Marketing & Sales: How They’re Different & Why They May Conflict
As the owner of a small but growing business, you may have pondered the Glengarry Glen Ross example and asked yourself, “What’s all the fuss about leads?”
Maybe you’re the head of a professional accounting practice and your firm works mostly on referrals from colleagues in the legal or insurance professions. Perhaps you’re a consultant and you directly contact businesses within your industry. Or possibly you do work from leads, but you buy them from an outside marketing company and turn them over to a single person within your firm who handles all of your Marketing and Sales functions.
No matter how you prospect for new business, reading this article can help you better understand the specific roles of Sales and Marketing. It will also help you plan ahead for when your business grows to the point that you will need both Sales and Marketing professionals.
Why Sales May Have a Chip on Its Shoulder
If you’ve ever tried it, you know that Sales is a tough job. You have to be always on and you can’t let rejection slow you down. Professional salespeople may not have MBAs like many of their colleagues in Marketing. But they pride themselves in their ability to establish rapport with people and to think on their feet: These are skills that can’t be taught.
Sales people tend to focus on the prospects that are right in front of them, and base their tactics on whatever worked in their last successful sale.
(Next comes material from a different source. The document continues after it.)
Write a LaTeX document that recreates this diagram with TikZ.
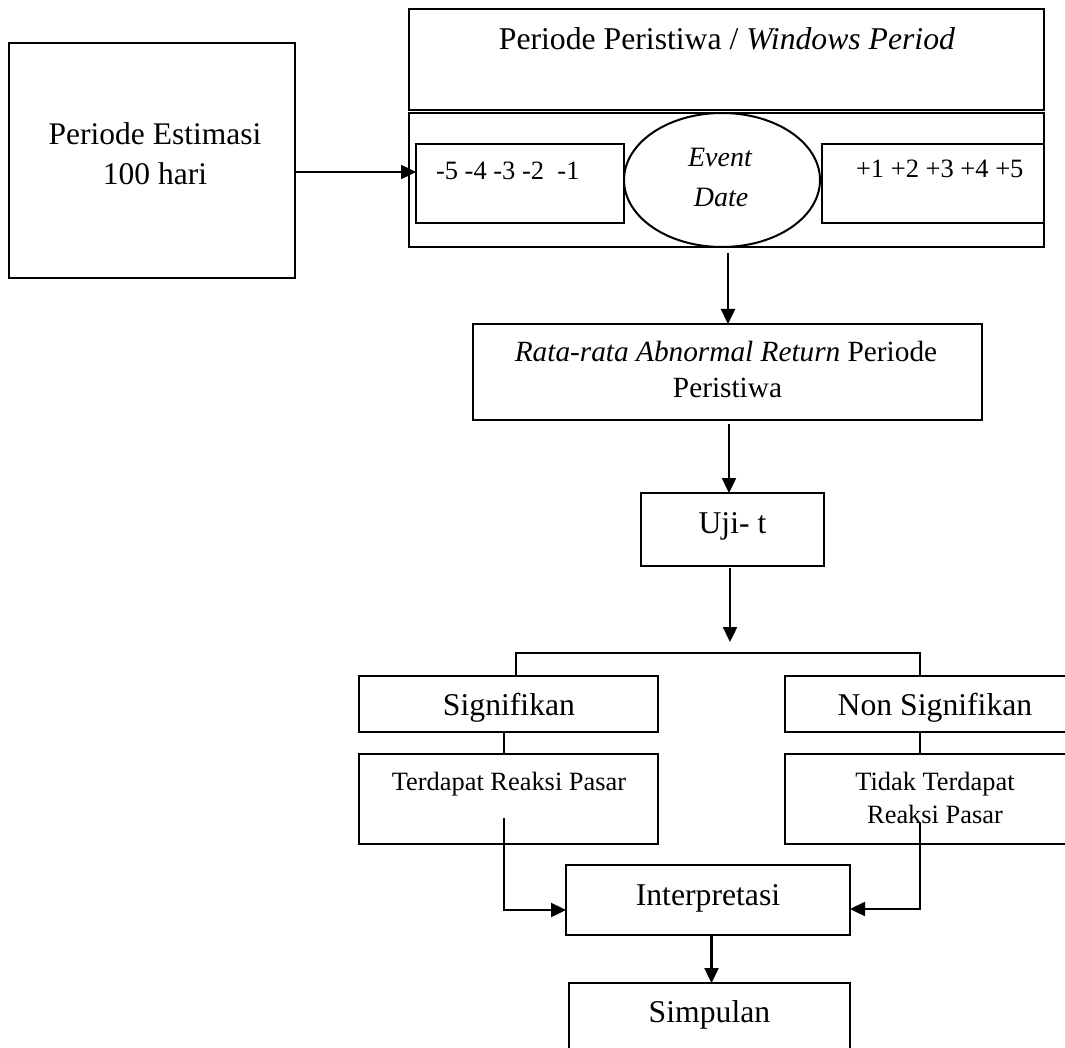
\documentclass[tikz,border=0pt]{standalone}
\usepackage{fontspec}
\setmainfont{Liberation Serif}
\usetikzlibrary{shapes.geometric,arrows.meta,calc}
\tikzset{
  box/.style={draw, line width=2pt, rectangle, inner sep=0pt, outer sep=0pt},
  oval/.style={draw, line width=2pt, ellipse, inner sep=0pt, outer sep=0pt, fill=white},
  txt/.style={inner sep=0pt, outer sep=0pt, anchor=base},
  line/.style={line width=2.4pt},
  arr/.style={line width=2.4pt, -{Triangle[length=15pt,width=14pt]}},
  fbig/.style={font=\fontsize{31.7pt}{38pt}\selectfont},
  fest/.style={font=\fontsize{31.5pt}{38pt}\selectfont},
  frata/.style={font=\fontsize{29.3pt}{35pt}\selectfont},
  fevent/.style={font=\fontsize{28pt}{34pt}\selectfont\itshape},
  fnum/.style={font=\fontsize{26.5pt}{32pt}\selectfont},
  fsmall/.style={font=\fontsize{26.4pt}{32pt}\selectfont}
}
\begin{document}
\begin{tikzpicture}[x=1pt,y=-1pt]
\useasboundingbox (0,0) rectangle (1065,1048);
\clip (0,0) rectangle (1065,1048);
\fill[white] (0,0) rectangle (1065,1048);

% boxes
\node[box, minimum width=286pt, minimum height=235pt] (est) at (152,160.5) {};
\node[box, minimum width=635pt, minimum height=101pt] (top) at (726.5,59.5) {};
\node[box, minimum width=635pt, minimum height=134pt] (low) at (726.5,180) {};
\node[box, minimum width=208pt, minimum height=79pt] (lbox) at (520,183.5) {};
\node[box, minimum width=222pt, minimum height=79pt] (rbox) at (933,183.5) {};
\node[oval, minimum width=196pt, minimum height=134pt] (ev) at (722,180) {};
\node[box, minimum width=509pt, minimum height=96pt] (rata) at (727.5,372) {};
\node[box, minimum width=183pt, minimum height=73pt] (uji) at (732.5,529.5) {};
\node[box, minimum width=299pt, minimum height=56pt] (sig) at (508.5,704) {};
\node[box, minimum width=300pt, minimum height=56pt] (nsig) at (935,704) {};
\node[box, minimum width=299pt, minimum height=90pt] (ter) at (508.5,799) {};
\node[box, minimum width=300pt, minimum height=90pt] (tter) at (935,799) {};
\node[box, minimum width=284pt, minimum height=70pt] (interp) at (708,900) {};
\node[box, minimum width=281pt, minimum height=90pt] (simp) at (709.5,1028) {};

% texts
\node[txt, fest] (tEst1) at (155,145) {Periode Estimasi};
\node[txt, fest] (tEst2) at (155,185) {100 hari};
\node[txt, fbig] (tTop) at (727,50) {Periode Peristiwa / \textit{Windows Period}};
\node[txt, fnum, anchor=base west] (tNeg) at (436,180) {-5 -4 -3 -2\ \ -1};
\node[txt, fnum, anchor=base west] (tPos) at (856,178) {+1 +2 +3 +4 +5};
\node[txt, fevent] (tEv1) at (720,167) {Event};
\node[txt, fevent] (tEv2) at (721,207) {Date};
\node[txt, frata] (tRata1) at (726,361) {\textit{Rata-rata Abnormal Return} Periode};
\node[txt, frata] (tRata2) at (727.5,397) {Peristiwa};
\node[txt, fbig] (tUji) at (732.5,533) {Uji- t};
\node[txt, fbig] (tSig) at (509,715) {Signifikan};
\node[txt, fbig] (tNsig) at (935,715) {Non Signifikan};
\node[txt, fsmall] (tTer) at (509,790) {Terdapat Reaksi Pasar};
\node[txt, fsmall] (tTter1) at (935,790) {Tidak Terdapat};
\node[txt, fsmall] (tTter2) at (935,823) {Reaksi Pasar};
\node[txt, fbig] (tInt) at (708,905) {Interpretasi};
\node[txt, fbig] (tSimp) at (709.5,1022) {Simpulan};

% connectors
\coordinate (a1) at (295,172);
\draw[arr] (est.east |- a1) -- (lbox.west |- a1);
\draw[arr] ($(low.south)+(1.5,6)$) -- ($(rata.north)+(0.5,0)$);
\draw[arr] ($(rata.south)+(1.5,4)$) -- ($(uji.north)+(-3.5,0)$);
\coordinate (sp) at (730,642);
\draw[arr] ($(uji.south)+(-2.5,2)$) -- (sp);
\draw[line] ($(sig.north)+(7.5,0)$) -- ++(0,-23) -| ($(nsig.north)+(-15,0)$);
\draw[line] ($(sig.south)+(-4.5,0)$) -- ($(ter.north)+(-4.5,0)$);
\draw[line] ($(nsig.south)+(-15,0)$) -- ($(tter.north)+(-15,0)$);
\draw[arr] ($(ter.center)+(-4.5,19)$) |- ($(interp.west)+(0,10)$);
\draw[arr] ($(tter.center)+(-15,24)$) |- ($(interp.east)+(0,9)$);
\draw[arr] ($(interp.south)+(3.5,0)$) -- ($(simp.north)+(2,0)$);
\end{tikzpicture}
\end{document}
Their chief complaints about Marketing are that they are out of touch with customers. Specifically, that Marketing is pricing the product too high; designing the product with the wrong features; creating marketing materials without bothering to learn the right language to talk to prospects; and wasting huge amounts of money on advertising, which could be better spent on Sales.
Does this discussion sometimes get heated? Just check out the title of this article in Inc. “Why Sales Hates Marketing: 9 Reasons.” It bears the subhead, “Hint: The sales team is probably right.” And the solution, according to author Geoffrey James, is usually along the lines of “Have the marketers make sales calls—or field inside sales calls—so they can see how hard it is.” You can’t get much more direct than that.
Marketing’s attitude tends to be a bit less visceral. They tend to see Sales as talented and energetic: essential, but also extremely entitled. A Marketer will tell you that salespeople get fixated on whatever worked during their last successful sale and then demand marketing materials that replicate that specific tactic. In contrast, Marketing looks to the future, not the present or immediate past. Marketers study the company’s prospects in terms of groups or demographics, not as individual customers. They watch both the competition and the buying public, and they try to position the company and its products or services where the market will be over the next business cycle rather than where it is right now.
Marketing will further argue that pricing should be based on what’s best for the company as determined by its long-term business strategy—not just to make product easy to sell. And, behind closed doors, you may hear resentment of salespeople’s compensation that’s based on commissions. If this creates a significant disparity, Marketing may argue that, since they had a role in creating the sales opportunities, shouldn’t they share in the upside?